- **Task directions**: Please give the listing again in its entirety, exactly as written.

- **Available data**:
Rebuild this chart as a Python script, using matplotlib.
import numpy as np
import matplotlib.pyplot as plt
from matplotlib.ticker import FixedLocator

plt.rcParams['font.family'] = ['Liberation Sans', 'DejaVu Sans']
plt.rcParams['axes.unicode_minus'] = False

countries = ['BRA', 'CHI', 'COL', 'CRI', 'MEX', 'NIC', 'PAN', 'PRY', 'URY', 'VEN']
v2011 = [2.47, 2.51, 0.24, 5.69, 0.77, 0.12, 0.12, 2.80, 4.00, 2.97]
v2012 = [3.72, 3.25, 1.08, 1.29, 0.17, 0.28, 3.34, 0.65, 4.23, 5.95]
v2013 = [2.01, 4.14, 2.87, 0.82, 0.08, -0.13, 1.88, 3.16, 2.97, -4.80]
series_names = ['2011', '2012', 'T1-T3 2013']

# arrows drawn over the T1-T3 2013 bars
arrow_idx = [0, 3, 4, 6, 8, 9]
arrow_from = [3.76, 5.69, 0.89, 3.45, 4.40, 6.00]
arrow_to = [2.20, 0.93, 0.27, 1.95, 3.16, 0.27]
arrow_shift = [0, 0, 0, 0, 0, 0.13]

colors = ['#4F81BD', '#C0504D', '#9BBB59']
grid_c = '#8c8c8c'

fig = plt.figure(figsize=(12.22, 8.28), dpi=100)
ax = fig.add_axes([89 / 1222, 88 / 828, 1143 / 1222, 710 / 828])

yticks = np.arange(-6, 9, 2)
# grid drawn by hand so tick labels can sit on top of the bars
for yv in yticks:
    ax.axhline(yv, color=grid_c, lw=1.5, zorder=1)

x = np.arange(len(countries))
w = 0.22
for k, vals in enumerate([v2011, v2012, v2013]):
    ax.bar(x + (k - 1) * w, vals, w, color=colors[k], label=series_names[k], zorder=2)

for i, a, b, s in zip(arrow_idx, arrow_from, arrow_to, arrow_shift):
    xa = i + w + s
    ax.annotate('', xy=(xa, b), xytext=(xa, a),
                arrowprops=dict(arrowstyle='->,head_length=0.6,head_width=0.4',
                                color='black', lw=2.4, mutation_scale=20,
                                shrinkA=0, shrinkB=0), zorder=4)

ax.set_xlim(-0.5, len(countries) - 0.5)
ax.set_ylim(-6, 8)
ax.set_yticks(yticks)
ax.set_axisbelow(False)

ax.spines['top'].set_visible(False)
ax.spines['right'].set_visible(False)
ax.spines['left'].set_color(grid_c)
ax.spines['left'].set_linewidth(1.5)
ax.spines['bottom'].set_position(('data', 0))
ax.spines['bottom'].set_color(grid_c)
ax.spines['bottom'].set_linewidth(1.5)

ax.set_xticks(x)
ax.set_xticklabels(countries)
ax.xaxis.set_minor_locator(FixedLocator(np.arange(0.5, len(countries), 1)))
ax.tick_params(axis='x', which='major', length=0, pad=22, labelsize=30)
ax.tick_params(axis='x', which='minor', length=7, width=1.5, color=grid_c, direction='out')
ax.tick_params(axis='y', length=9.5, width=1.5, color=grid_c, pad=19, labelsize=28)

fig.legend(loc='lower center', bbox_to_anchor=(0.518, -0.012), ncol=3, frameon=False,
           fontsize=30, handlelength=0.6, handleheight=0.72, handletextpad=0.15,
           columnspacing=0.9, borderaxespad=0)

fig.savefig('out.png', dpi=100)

- **Response to this exercise**:
Rebuild this chart as a Python script, using matplotlib.
import numpy as np
import matplotlib.pyplot as plt
from matplotlib.ticker import FixedLocator

plt.rcParams['font.family'] = ['Liberation Sans', 'DejaVu Sans']
plt.rcParams['axes.unicode_minus'] = False

countries = ['BRA', 'CHI', 'COL', 'CRI', 'MEX', 'NIC', 'PAN', 'PRY', 'URY', 'VEN']
v2011 = [2.47, 2.51, 0.24, 5.69, 0.77, 0.12, 0.12, 2.80, 4.00, 2.97]
v2012 = [3.72, 3.25, 1.08, 1.29, 0.17, 0.28, 3.34, 0.65, 4.23, 5.95]
v2013 = [2.01, 4.14, 2.87, 0.82, 0.08, -0.13, 1.88, 3.16, 2.97, -4.80]
series_names = ['2011', '2012', 'T1-T3 2013']

# arrows drawn over the T1-T3 2013 bars
arrow_idx = [0, 3, 4, 6, 8, 9]
arrow_from = [3.76, 5.69, 0.89, 3.45, 4.40, 6.00]
arrow_to = [2.20, 0.93, 0.27, 1.95, 3.16, 0.27]
arrow_shift = [0, 0, 0, 0, 0, 0.13]

colors = ['#4F81BD', '#C0504D', '#9BBB59']
grid_c = '#8c8c8c'

fig = plt.figure(figsize=(12.22, 8.28), dpi=100)
ax = fig.add_axes([89 / 1222, 88 / 828, 1143 / 1222, 710 / 828])

yticks = np.arange(-6, 9, 2)
# grid drawn by hand so tick labels can sit on top of the bars
for yv in yticks:
    ax.axhline(yv, color=grid_c, lw=1.5, zorder=1)

x = np.arange(len(countries))
w = 0.22
for k, vals in enumerate([v2011, v2012, v2013]):
    ax.bar(x + (k - 1) * w, vals, w, color=colors[k], label=series_names[k], zorder=2)

for i, a, b, s in zip(arrow_idx, arrow_from, arrow_to, arrow_shift):
    xa = i + w + s
    ax.annotate('', xy=(xa, b), xytext=(xa, a),
                arrowprops=dict(arrowstyle='->,head_length=0.6,head_width=0.4',
                                color='black', lw=2.4, mutation_scale=20,
                                shrinkA=0, shrinkB=0), zorder=4)

ax.set_xlim(-0.5, len(countries) - 0.5)
ax.set_ylim(-6, 8)
ax.set_yticks(yticks)
ax.set_axisbelow(False)

ax.spines['top'].set_visible(False)
ax.spines['right'].set_visible(False)
ax.spines['left'].set_color(grid_c)
ax.spines['left'].set_linewidth(1.5)
ax.spines['bottom'].set_position(('data', 0))
ax.spines['bottom'].set_color(grid_c)
ax.spines['bottom'].set_linewidth(1.5)

ax.set_xticks(x)
ax.set_xticklabels(countries)
ax.xaxis.set_minor_locator(FixedLocator(np.arange(0.5, len(countries), 1)))
ax.tick_params(axis='x', which='major', length=0, pad=22, labelsize=30)
ax.tick_params(axis='x', which='minor', length=7, width=1.5, color=grid_c, direction='out')
ax.tick_params(axis='y', length=9.5, width=1.5, color=grid_c, pad=19, labelsize=28)

fig.legend(loc='lower center', bbox_to_anchor=(0.518, -0.012), ncol=3, frameon=False,
           fontsize=30, handlelength=0.6, handleheight=0.72, handletextpad=0.15,
           columnspacing=0.9, borderaxespad=0)

fig.savefig('out.png', dpi=100)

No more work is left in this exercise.